Capturing carbon dioxide emissions at coal and natural gas-burning power plants for permanent burial underground is one unproven technology that is expensive, while other technologies, such as cutting vehicles emissions, may also need research funds.

The US Congress is considering several bills that would aim to cut emissions by capping them and creating a market to trade credits representing them,

So far, the center of global climate trade has been based in Europe, which ratified the Kyoto Protocol and set up mandatory emissions trade. Billions of dollars worth of emissions credits have traded hands in Europe, but red tape has also delayed trade in carbon offsets, or investments in emissions reductions in developing countries.

Banks like Goldman Sachs and Credit Suisse have formed New York climate desks ahead of US regulations, in part because the country could be a big buyer of global credits if world carbon markets eventually link up.

"A remarkable transformation is about to take place," said Newcombe. "The US, which is not significant in the global carbon market today at all, (and engages in) purely voluntary trade...will become not only a major player in its own right, but potentially a major source of demand in the Kyoto-based markets," he said.

Ten of the largest US power utilities that have coal-fired plants emit 1 billion tonnes of carbon dioxide annually, he said. "The US in 10 utilities alone, matches the scale of a relatively mature, although emerging global carbon market," Newcombe said.

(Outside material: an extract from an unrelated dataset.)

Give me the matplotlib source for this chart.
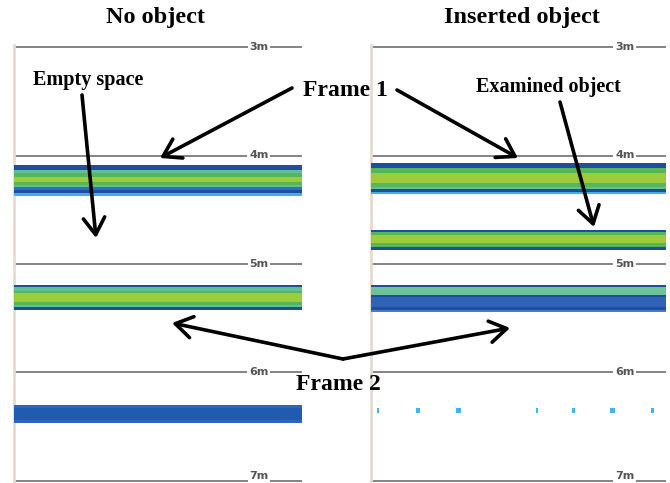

Among other things, the US carbon desks have looked at buying voluntary and regional emission reduction credits that have been generated ahead of national regulations, in the hopes that the credits would increase in value as time goes by and after a national scheme forms.

A Goldman source told Reuters that the bank's carbon desk is "big, but not too big" explaining that it was being set up to allow many of its commodities traders to flow through it, and return when needed.

Ray Kopp, the director of the climate change program at the nonpartisan Washington-based think tank Resources for the Future, echoed Newcombe, saying that any US climate change policy has got to be followed up with more robust research, development and deployment programs for clean technologies.

He said some federal research and development programs have had a mixed record, but that broadly, ones that have been insulated from political favors, have been effective.